--- begin Information shown ---

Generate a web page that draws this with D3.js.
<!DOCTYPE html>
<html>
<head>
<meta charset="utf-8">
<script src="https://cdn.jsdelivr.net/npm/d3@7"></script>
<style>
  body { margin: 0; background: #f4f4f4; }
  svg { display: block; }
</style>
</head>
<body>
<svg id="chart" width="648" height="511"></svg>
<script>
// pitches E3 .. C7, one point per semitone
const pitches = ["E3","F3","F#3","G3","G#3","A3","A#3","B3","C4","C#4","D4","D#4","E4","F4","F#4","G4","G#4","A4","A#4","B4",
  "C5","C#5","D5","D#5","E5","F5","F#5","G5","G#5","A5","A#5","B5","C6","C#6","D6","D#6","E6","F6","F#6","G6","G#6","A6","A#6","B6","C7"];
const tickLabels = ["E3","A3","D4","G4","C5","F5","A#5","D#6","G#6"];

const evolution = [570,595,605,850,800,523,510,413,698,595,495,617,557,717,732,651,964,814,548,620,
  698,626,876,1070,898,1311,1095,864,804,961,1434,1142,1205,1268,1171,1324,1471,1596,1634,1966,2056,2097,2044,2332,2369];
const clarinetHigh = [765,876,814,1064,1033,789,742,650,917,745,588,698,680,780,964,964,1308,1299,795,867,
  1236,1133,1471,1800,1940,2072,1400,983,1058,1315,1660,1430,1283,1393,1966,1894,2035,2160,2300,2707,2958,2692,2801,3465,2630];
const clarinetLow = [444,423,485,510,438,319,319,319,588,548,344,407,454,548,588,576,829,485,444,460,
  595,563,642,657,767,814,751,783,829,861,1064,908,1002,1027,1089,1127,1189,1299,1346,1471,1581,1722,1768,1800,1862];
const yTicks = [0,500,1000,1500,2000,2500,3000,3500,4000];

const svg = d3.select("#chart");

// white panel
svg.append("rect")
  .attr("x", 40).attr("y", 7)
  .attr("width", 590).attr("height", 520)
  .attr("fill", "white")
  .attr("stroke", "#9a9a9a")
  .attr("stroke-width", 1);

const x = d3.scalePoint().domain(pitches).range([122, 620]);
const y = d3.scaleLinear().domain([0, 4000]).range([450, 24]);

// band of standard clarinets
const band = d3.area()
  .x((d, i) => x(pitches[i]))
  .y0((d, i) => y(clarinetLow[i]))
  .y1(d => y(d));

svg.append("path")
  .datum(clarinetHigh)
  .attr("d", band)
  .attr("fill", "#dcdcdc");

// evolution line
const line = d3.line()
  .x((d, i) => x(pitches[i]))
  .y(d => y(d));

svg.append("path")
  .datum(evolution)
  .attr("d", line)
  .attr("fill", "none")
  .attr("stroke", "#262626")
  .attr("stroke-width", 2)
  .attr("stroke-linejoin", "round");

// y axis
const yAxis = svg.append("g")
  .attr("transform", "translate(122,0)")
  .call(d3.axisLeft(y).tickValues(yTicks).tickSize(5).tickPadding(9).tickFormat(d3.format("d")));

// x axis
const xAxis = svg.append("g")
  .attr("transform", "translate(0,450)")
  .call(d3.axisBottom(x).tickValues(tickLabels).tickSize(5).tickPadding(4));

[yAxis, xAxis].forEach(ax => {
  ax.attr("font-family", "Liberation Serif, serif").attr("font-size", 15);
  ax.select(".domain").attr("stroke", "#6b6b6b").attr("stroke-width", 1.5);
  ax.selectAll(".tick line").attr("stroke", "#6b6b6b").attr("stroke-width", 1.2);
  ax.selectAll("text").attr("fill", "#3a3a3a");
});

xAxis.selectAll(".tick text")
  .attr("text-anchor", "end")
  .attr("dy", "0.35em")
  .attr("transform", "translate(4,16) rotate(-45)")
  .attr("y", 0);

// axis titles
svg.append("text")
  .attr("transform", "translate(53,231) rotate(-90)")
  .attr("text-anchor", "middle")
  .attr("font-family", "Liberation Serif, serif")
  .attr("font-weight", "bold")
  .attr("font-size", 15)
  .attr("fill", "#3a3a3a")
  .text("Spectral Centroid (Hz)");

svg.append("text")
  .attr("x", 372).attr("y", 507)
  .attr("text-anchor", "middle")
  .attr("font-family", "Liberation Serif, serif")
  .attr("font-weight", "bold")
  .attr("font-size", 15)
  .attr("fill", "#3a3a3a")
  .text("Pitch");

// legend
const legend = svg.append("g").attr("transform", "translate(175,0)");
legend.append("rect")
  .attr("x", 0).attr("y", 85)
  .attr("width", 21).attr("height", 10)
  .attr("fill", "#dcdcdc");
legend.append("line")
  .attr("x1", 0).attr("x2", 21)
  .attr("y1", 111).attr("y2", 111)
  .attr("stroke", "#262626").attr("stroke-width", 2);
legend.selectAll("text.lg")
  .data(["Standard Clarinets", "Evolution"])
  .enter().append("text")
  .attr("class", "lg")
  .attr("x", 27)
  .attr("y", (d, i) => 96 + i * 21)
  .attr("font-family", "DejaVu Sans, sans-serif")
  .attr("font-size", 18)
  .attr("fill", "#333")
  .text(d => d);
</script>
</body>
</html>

--- end Information shown ---

▶ _Do this_: Give back the whole listing exactly as it reads.

▶ _Response below_:
Generate a web page that draws this with D3.js.
<!DOCTYPE html>
<html>
<head>
<meta charset="utf-8">
<script src="https://cdn.jsdelivr.net/npm/d3@7"></script>
<style>
  body { margin: 0; background: #f4f4f4; }
  svg { display: block; }
</style>
</head>
<body>
<svg id="chart" width="648" height="511"></svg>
<script>
// pitches E3 .. C7, one point per semitone
const pitches = ["E3","F3","F#3","G3","G#3","A3","A#3","B3","C4","C#4","D4","D#4","E4","F4","F#4","G4","G#4","A4","A#4","B4",
  "C5","C#5","D5","D#5","E5","F5","F#5","G5","G#5","A5","A#5","B5","C6","C#6","D6","D#6","E6","F6","F#6","G6","G#6","A6","A#6","B6","C7"];
const tickLabels = ["E3","A3","D4","G4","C5","F5","A#5","D#6","G#6"];

const evolution = [570,595,605,850,800,523,510,413,698,595,495,617,557,717,732,651,964,814,548,620,
  698,626,876,1070,898,1311,1095,864,804,961,1434,1142,1205,1268,1171,1324,1471,1596,1634,1966,2056,2097,2044,2332,2369];
const clarinetHigh = [765,876,814,1064,1033,789,742,650,917,745,588,698,680,780,964,964,1308,1299,795,867,
  1236,1133,1471,1800,1940,2072,1400,983,1058,1315,1660,1430,1283,1393,1966,1894,2035,2160,2300,2707,2958,2692,2801,3465,2630];
const clarinetLow = [444,423,485,510,438,319,319,319,588,548,344,407,454,548,588,576,829,485,444,460,
  595,563,642,657,767,814,751,783,829,861,1064,908,1002,1027,1089,1127,1189,1299,1346,1471,1581,1722,1768,1800,1862];
const yTicks = [0,500,1000,1500,2000,2500,3000,3500,4000];

const svg = d3.select("#chart");

// white panel
svg.append("rect")
  .attr("x", 40).attr("y", 7)
  .attr("width", 590).attr("height", 520)
  .attr("fill", "white")
  .attr("stroke", "#9a9a9a")
  .attr("stroke-width", 1);

const x = d3.scalePoint().domain(pitches).range([122, 620]);
const y = d3.scaleLinear().domain([0, 4000]).range([450, 24]);

// band of standard clarinets
const band = d3.area()
  .x((d, i) => x(pitches[i]))
  .y0((d, i) => y(clarinetLow[i]))
  .y1(d => y(d));

svg.append("path")
  .datum(clarinetHigh)
  .attr("d", band)
  .attr("fill", "#dcdcdc");

// evolution line
const line = d3.line()
  .x((d, i) => x(pitches[i]))
  .y(d => y(d));

svg.append("path")
  .datum(evolution)
  .attr("d", line)
  .attr("fill", "none")
  .attr("stroke", "#262626")
  .attr("stroke-width", 2)
  .attr("stroke-linejoin", "round");

// y axis
const yAxis = svg.append("g")
  .attr("transform", "translate(122,0)")
  .call(d3.axisLeft(y).tickValues(yTicks).tickSize(5).tickPadding(9).tickFormat(d3.format("d")));

// x axis
const xAxis = svg.append("g")
  .attr("transform", "translate(0,450)")
  .call(d3.axisBottom(x).tickValues(tickLabels).tickSize(5).tickPadding(4));

[yAxis, xAxis].forEach(ax => {
  ax.attr("font-family", "Liberation Serif, serif").attr("font-size", 15);
  ax.select(".domain").attr("stroke", "#6b6b6b").attr("stroke-width", 1.5);
  ax.selectAll(".tick line").attr("stroke", "#6b6b6b").attr("stroke-width", 1.2);
  ax.selectAll("text").attr("fill", "#3a3a3a");
});

xAxis.selectAll(".tick text")
  .attr("text-anchor", "end")
  .attr("dy", "0.35em")
  .attr("transform", "translate(4,16) rotate(-45)")
  .attr("y", 0);

// axis titles
svg.append("text")
  .attr("transform", "translate(53,231) rotate(-90)")
  .attr("text-anchor", "middle")
  .attr("font-family", "Liberation Serif, serif")
  .attr("font-weight", "bold")
  .attr("font-size", 15)
  .attr("fill", "#3a3a3a")
  .text("Spectral Centroid (Hz)");

svg.append("text")
  .attr("x", 372).attr("y", 507)
  .attr("text-anchor", "middle")
  .attr("font-family", "Liberation Serif, serif")
  .attr("font-weight", "bold")
  .attr("font-size", 15)
  .attr("fill", "#3a3a3a")
  .text("Pitch");

// legend
const legend = svg.append("g").attr("transform", "translate(175,0)");
legend.append("rect")
  .attr("x", 0).attr("y", 85)
  .attr("width", 21).attr("height", 10)
  .attr("fill", "#dcdcdc");
legend.append("line")
  .attr("x1", 0).attr("x2", 21)
  .attr("y1", 111).attr("y2", 111)
  .attr("stroke", "#262626").attr("stroke-width", 2);
legend.selectAll("text.lg")
  .data(["Standard Clarinets", "Evolution"])
  .enter().append("text")
  .attr("class", "lg")
  .attr("x", 27)
  .attr("y", (d, i) => 96 + i * 21)
  .attr("font-family", "DejaVu Sans, sans-serif")
  .attr("font-size", 18)
  .attr("fill", "#333")
  .text(d => d);
</script>
</body>
</html>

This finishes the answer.